- _Entries provided_
--------------------

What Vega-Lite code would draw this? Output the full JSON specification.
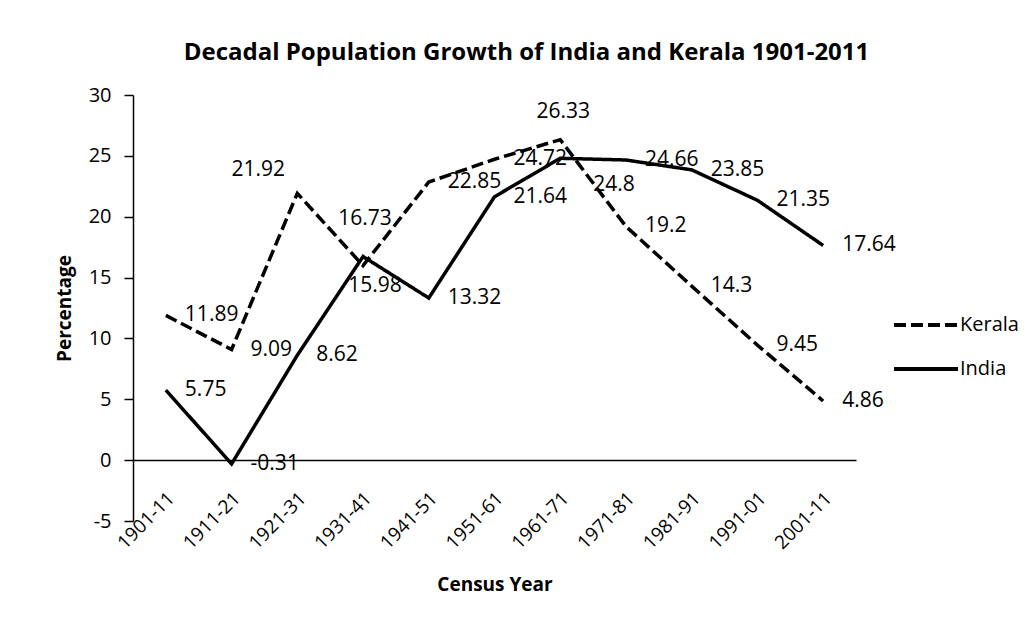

--------------------

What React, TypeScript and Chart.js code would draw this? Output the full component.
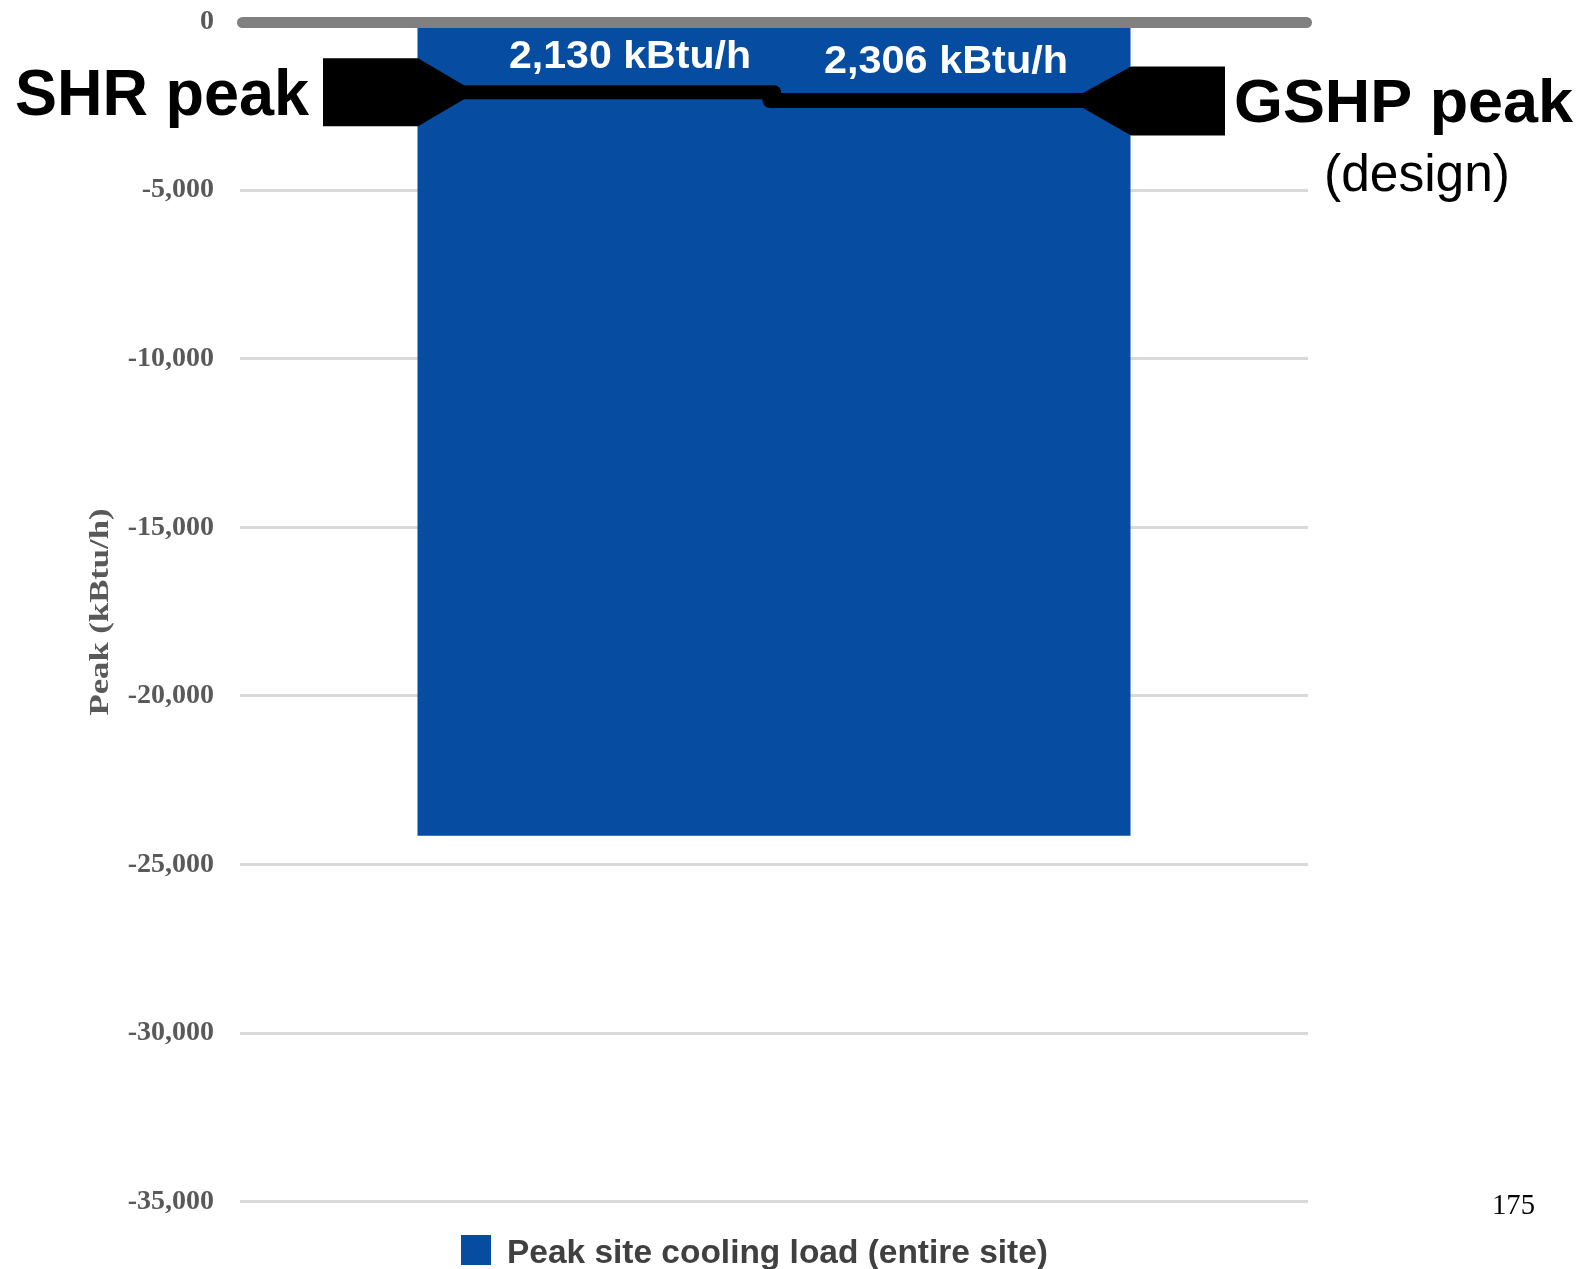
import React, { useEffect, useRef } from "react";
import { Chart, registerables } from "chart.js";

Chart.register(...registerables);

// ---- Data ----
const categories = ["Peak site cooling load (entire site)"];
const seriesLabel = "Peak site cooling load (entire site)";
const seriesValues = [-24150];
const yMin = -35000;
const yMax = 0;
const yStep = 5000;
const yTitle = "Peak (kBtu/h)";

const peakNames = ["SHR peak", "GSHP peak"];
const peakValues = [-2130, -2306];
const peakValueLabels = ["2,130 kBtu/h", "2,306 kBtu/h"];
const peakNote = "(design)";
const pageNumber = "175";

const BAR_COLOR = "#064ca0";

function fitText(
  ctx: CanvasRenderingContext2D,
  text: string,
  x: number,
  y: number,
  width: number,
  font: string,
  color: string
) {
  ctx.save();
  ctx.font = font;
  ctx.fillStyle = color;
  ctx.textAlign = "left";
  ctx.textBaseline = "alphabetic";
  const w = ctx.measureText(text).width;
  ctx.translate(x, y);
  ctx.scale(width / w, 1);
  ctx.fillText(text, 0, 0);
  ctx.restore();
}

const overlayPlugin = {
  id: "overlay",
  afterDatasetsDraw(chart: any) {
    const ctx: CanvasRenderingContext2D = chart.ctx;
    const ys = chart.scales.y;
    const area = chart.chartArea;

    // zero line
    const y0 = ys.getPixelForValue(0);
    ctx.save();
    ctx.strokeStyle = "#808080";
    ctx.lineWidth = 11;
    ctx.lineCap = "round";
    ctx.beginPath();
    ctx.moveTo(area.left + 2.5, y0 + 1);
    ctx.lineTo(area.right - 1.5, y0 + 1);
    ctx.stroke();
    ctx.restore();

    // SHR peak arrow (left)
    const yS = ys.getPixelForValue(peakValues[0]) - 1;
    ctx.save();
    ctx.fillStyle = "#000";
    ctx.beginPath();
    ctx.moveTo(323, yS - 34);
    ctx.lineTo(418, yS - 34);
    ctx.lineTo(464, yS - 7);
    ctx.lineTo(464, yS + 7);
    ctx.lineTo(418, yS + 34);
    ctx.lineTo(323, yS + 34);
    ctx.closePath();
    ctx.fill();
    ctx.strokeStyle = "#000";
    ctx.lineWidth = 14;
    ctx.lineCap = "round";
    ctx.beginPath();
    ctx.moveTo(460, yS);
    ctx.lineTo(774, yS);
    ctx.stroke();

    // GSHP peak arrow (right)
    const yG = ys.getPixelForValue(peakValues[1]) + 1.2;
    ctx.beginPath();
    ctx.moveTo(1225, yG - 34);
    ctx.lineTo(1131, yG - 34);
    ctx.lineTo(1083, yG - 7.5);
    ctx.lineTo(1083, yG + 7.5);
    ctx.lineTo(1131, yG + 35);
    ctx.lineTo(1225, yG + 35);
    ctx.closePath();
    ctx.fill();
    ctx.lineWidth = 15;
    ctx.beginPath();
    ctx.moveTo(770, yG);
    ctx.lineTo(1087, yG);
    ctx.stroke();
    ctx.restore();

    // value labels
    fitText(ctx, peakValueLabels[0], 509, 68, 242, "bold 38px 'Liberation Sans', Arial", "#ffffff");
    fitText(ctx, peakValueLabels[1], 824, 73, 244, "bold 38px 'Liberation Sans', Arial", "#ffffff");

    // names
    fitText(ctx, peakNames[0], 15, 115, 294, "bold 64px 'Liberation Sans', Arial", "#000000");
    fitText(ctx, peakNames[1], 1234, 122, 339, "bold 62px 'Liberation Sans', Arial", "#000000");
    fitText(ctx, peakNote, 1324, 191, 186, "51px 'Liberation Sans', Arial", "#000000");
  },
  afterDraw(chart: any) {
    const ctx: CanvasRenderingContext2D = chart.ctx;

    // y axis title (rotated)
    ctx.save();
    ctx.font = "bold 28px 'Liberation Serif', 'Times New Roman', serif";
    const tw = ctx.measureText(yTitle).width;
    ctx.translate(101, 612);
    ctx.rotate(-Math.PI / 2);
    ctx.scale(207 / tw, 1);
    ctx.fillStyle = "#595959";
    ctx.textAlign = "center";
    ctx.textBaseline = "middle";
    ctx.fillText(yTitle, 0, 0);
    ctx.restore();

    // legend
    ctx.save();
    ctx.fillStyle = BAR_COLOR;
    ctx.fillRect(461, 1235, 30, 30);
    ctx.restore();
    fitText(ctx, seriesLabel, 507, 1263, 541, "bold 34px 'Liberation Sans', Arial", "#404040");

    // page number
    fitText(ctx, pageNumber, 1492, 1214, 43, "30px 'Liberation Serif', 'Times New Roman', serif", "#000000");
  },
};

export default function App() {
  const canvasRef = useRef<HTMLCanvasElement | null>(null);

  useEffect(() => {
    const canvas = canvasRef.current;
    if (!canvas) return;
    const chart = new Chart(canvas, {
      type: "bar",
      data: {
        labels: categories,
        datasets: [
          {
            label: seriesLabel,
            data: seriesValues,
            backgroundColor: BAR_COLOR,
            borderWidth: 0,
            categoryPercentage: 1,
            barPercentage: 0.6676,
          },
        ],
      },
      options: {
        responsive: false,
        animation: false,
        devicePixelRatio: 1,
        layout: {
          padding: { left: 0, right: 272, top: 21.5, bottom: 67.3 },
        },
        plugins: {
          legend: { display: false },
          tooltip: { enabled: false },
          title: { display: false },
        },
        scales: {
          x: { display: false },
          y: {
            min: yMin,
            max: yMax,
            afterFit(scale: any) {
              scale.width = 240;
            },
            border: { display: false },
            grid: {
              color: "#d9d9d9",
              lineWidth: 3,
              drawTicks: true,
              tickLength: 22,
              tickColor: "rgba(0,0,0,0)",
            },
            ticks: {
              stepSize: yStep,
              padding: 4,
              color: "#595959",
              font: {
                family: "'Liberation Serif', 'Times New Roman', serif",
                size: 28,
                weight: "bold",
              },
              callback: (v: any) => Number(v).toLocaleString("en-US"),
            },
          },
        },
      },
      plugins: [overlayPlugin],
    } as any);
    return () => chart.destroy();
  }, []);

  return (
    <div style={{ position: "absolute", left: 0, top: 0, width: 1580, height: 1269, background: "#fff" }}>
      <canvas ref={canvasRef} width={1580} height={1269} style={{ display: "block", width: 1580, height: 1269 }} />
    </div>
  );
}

--------------------

Nothing but the lines from the one with "What React, TypeScript" through the one with "const area = chart.chartArea;" should be copied, word for word. Pictures are left out.

- _Answer to the exercise_
What React, TypeScript and Chart.js code would draw this? Output the full component.
import React, { useEffect, useRef } from "react";
import { Chart, registerables } from "chart.js";

Chart.register(...registerables);

// ---- Data ----
const categories = ["Peak site cooling load (entire site)"];
const seriesLabel = "Peak site cooling load (entire site)";
const seriesValues = [-24150];
const yMin = -35000;
const yMax = 0;
const yStep = 5000;
const yTitle = "Peak (kBtu/h)";

const peakNames = ["SHR peak", "GSHP peak"];
const peakValues = [-2130, -2306];
const peakValueLabels = ["2,130 kBtu/h", "2,306 kBtu/h"];
const peakNote = "(design)";
const pageNumber = "175";

const BAR_COLOR = "#064ca0";

function fitText(
  ctx: CanvasRenderingContext2D,
  text: string,
  x: number,
  y: number,
  width: number,
  font: string,
  color: string
) {
  ctx.save();
  ctx.font = font;
  ctx.fillStyle = color;
  ctx.textAlign = "left";
  ctx.textBaseline = "alphabetic";
  const w = ctx.measureText(text).width;
  ctx.translate(x, y);
  ctx.scale(width / w, 1);
  ctx.fillText(text, 0, 0);
  ctx.restore();
}

const overlayPlugin = {
  id: "overlay",
  afterDatasetsDraw(chart: any) {
    const ctx: CanvasRenderingContext2D = chart.ctx;
    const ys = chart.scales.y;
    const area = chart.chartArea;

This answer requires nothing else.